§ **DATA SHOWN**:
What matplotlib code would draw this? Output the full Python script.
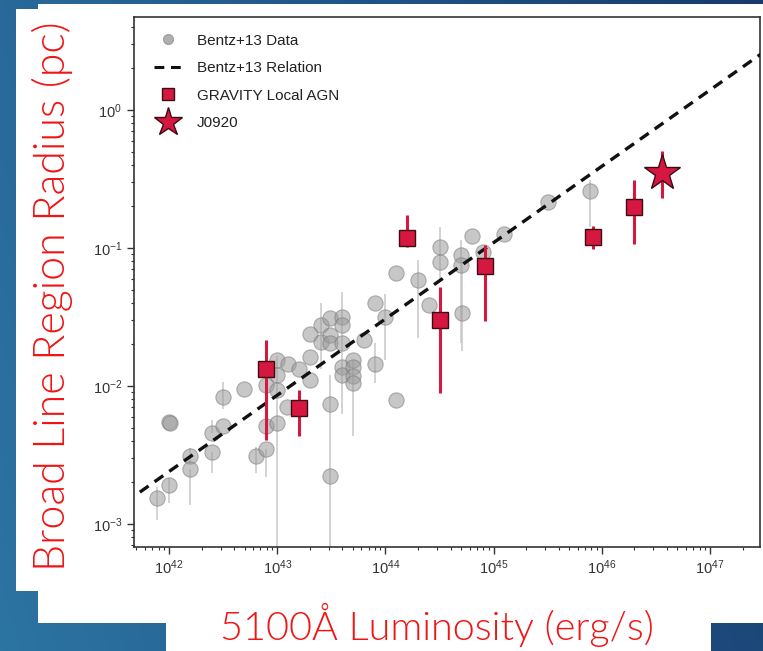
import numpy as np
import matplotlib.pyplot as plt
from matplotlib.colors import LinearSegmentedColormap
from matplotlib.patches import Rectangle
from matplotlib.lines import Line2D

plt.rcParams["font.family"] = ["Liberation Sans", "DejaVu Sans"]
plt.rcParams["mathtext.fontset"] = "custom"
plt.rcParams["mathtext.rm"] = "Liberation Sans"
plt.rcParams["mathtext.it"] = "Liberation Sans:italic"
plt.rcParams["mathtext.bf"] = "Liberation Sans:bold"

# Bentz+13 reverberation sample: log10 L5100 (erg/s), log10 R_BLR (pc), error range
bentz_logL = [41.89, 42.00, 42.00, 42.01, 42.19, 42.19, 42.40, 42.40, 42.50, 42.50,
              42.69, 42.80, 42.90, 42.90, 42.90, 43.00, 43.00, 43.00, 43.00, 43.09,
              43.10, 43.20, 43.30, 43.30, 43.30, 43.40, 43.40, 43.49, 43.49, 43.49,
              43.60, 43.60, 43.60, 43.60, 43.60, 43.70, 43.70, 43.70, 43.70, 43.49,
              43.49, 43.80, 43.90, 43.90, 44.00, 44.10, 44.10, 44.30, 44.40, 44.50,
              44.50, 44.70, 44.70, 44.71, 44.80, 44.90, 45.10, 45.50, 45.89]
bentz_logR = [-2.81, -2.72, -2.26, -2.27, -2.51, -2.60, -2.48, -2.34, -2.08, -2.29,
              -2.02, -2.51, -2.46, -2.29, -1.99, -1.81, -1.92, -2.03, -2.27, -2.15,
              -1.84, -1.88, -1.62, -1.79, -1.96, -1.56, -1.68, -1.51, -1.63, -1.69,
              -1.50, -1.56, -1.69, -1.86, -1.92, -1.81, -1.86, -1.93, -1.98, -2.13,
              -2.65, -1.67, -1.40, -1.84, -1.50, -2.10, -1.18, -1.23, -1.41, -0.99,
              -1.10, -1.05, -1.12, -1.47, -0.91, -1.03, -0.90, -0.67, -0.59]
bentz_lo = [-2.97, -2.85, -2.26, -2.27, -2.56, -2.86, -2.63, -2.34, -2.17, -2.29,
            -2.02, -2.63, -2.66, -2.29, -1.99, -1.81, -1.92, -2.03, -3.40, -2.15,
            -1.84, -1.88, -1.62, -1.79, -1.96, -1.88, -1.68, -1.51, -1.63, -1.69,
            -2.20, -1.56, -1.69, -1.86, -1.92, -2.36, -1.86, -1.93, -1.98, -2.13,
            -3.40, -1.67, -1.40, -1.98, -1.81, -2.10, -1.18, -1.65, -1.41, -1.25,
            -1.10, -1.69, -1.12, -1.75, -0.91, -1.03, -0.90, -0.67, -0.85]
bentz_hi = [-2.73, -2.67, -2.26, -2.27, -2.45, -2.60, -2.48, -2.25, -1.97, -2.29,
            -2.02, -2.44, -2.46, -2.29, -1.99, -1.81, -1.92, -2.03, -1.78, -2.15,
            -1.84, -1.88, -1.62, -1.79, -1.96, -1.40, -1.68, -1.51, -1.63, -1.69,
            -1.32, -1.56, -1.69, -1.86, -1.92, -1.81, -1.86, -1.93, -1.98, -2.13,
            -1.92, -1.67, -1.40, -1.69, -1.33, -2.10, -1.18, -1.09, -1.41, -0.85,
            -1.10, -0.94, -1.12, -1.09, -0.91, -1.03, -0.90, -0.67, -0.51]

# Bentz+13 R-L relation: log R = intercept + slope * (log L - 44)
rl_slope = 0.553
rl_intercept = -1.514

# GRAVITY local AGN
grav_logL = [42.90, 43.20, 44.20, 44.50, 44.92, 45.92, 46.30]
grav_logR = [-1.88, -2.16, -0.93, -1.52, -1.13, -0.92, -0.70]
grav_lo = [-2.39, -2.36, -0.99, -2.05, -1.53, -1.01, -0.97]
grav_hi = [-1.67, -2.03, -0.76, -1.28, -0.98, -0.84, -0.51]

# J0920
j_logL = 46.56
j_logR = -0.46
j_lo = -0.64
j_hi = -0.30

W, H = 763, 651
fig = plt.figure(figsize=(W / 100, H / 100), dpi=100)

# slide background
bg = fig.add_axes([0, 0, 1, 1])
bg.set_axis_off()
cmap = LinearSegmentedColormap.from_list("slide", ["#2c74a2", "#22598c", "#173b6d"])
xx, yy = np.meshgrid(np.linspace(0, 1, 300), np.linspace(0, 1, 300))
bg.imshow(0.8 * xx + 0.2 * yy, cmap=cmap, extent=[0, 1, 0, 1], aspect="auto", origin="lower")
for x0, y0, x1, y1 in [(16, 9, 763, 591), (38, 4, 763, 623), (166, 590, 711, 651)]:
    bg.add_patch(Rectangle((x0 / W, 1 - y1 / H), (x1 - x0) / W, (y1 - y0) / H,
                           facecolor="white", edgecolor="none"))
bg.set_xlim(0, 1)
bg.set_ylim(0, 1)

ax = fig.add_axes([134 / W, 104 / H, 626 / W, 530 / H])
ax.set_xscale("log")
ax.set_yscale("log")

L = 10 ** np.array(bentz_logL)
R = 10 ** np.array(bentz_logR)
err = [R - 10 ** np.array(bentz_lo), 10 ** np.array(bentz_hi) - R]
ax.errorbar(L, R, yerr=err, fmt="none", ecolor="#c8c8c8", elinewidth=1.1, zorder=1)
ax.plot(L, R, "o", ms=11, mfc="#9a9a9a", mec="#7a7a7a", mew=0.8, alpha=0.55, zorder=2)

lx = np.linspace(41.73, 47.6, 50)
ax.plot(10 ** lx, 10 ** (rl_intercept + rl_slope * (lx - 44)), color="#111111",
        lw=2.4, ls=(0, (3.2, 2.2)), zorder=3)

gL = 10 ** np.array(grav_logL)
gR = 10 ** np.array(grav_logR)
gerr = [gR - 10 ** np.array(grav_lo), 10 ** np.array(grav_hi) - gR]
ax.errorbar(gL, gR, yerr=gerr, fmt="none", ecolor="#d6173f", elinewidth=2.2, zorder=4)
ax.plot(gL, gR, "s", ms=12, mfc="#d6173f", mec="#3a0c14", mew=1.0, zorder=5)

jL, jR = 10 ** j_logL, 10 ** j_logR
ax.errorbar([jL], [jR], yerr=[[jR - 10 ** j_lo], [10 ** j_hi - jR]], fmt="none",
            ecolor="#d6173f", elinewidth=2.2, zorder=4)
ax.plot([jL], [jR], "*", ms=27, mfc="#d6173f", mec="#3a0c14", mew=1.0, zorder=5)

ax.set_xlim(10 ** 41.676, 10 ** 47.462)
ax.set_ylim(10 ** -3.167, 10 ** 0.674)
ax.tick_params(which="major", direction="out", length=5, width=1, labelsize=10.5,
               colors="#333333")
ax.tick_params(which="minor", direction="out", length=2.5, width=0.8, colors="#333333")
for s in ax.spines.values():
    s.set_linewidth(1.2)
    s.set_color("#333333")

handles = [
    Line2D([], [], ls="none", marker="o", ms=7, mfc="#b0b0b0", mec="#a0a0a0"),
    Line2D([], [], color="#111111", lw=2.2, ls=(0, (3.2, 2.2))),
    Line2D([], [], ls="none", marker="s", ms=9, mfc="#d6173f", mec="#3a0c14"),
    Line2D([], [], ls="none", marker="*", ms=21, mfc="#d6173f", mec="#3a0c14"),
]
labels = ["Bentz+13 Data", "Bentz+13 Relation", "GRAVITY Local AGN", "J0920"]
ax.legend(handles, labels, loc="upper left", bbox_to_anchor=(0.022, 0.98),
          frameon=False, fontsize=11, labelspacing=0.88, handlelength=1.8,
          handletextpad=1.0, borderaxespad=0, labelcolor="#222222")

fig.text(52 / W, 1 - 296 / H, "Broad Line Region Radius (pc)", rotation=90,
         ha="center", va="center", fontsize=31, color="#f01414", family="Lato",
         fontweight=300)
fig.text(437 / W, 1 - 625 / H, "5100Å Luminosity (erg/s)", ha="center", va="center",
         fontsize=28.5, color="#f01414", family="Lato", fontweight=300)

fig.savefig("out.png", dpi=100)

§ **TASK DESCRIPTION**:
Omit the pictures, then repeat exactly each line from the beginning of the listing through the line with "from matplotlib.lines import Line2D".

§ **ANSWER BELOW**:
What matplotlib code would draw this? Output the full Python script.
import numpy as np
import matplotlib.pyplot as plt
from matplotlib.colors import LinearSegmentedColormap
from matplotlib.patches import Rectangle
from matplotlib.lines import Line2D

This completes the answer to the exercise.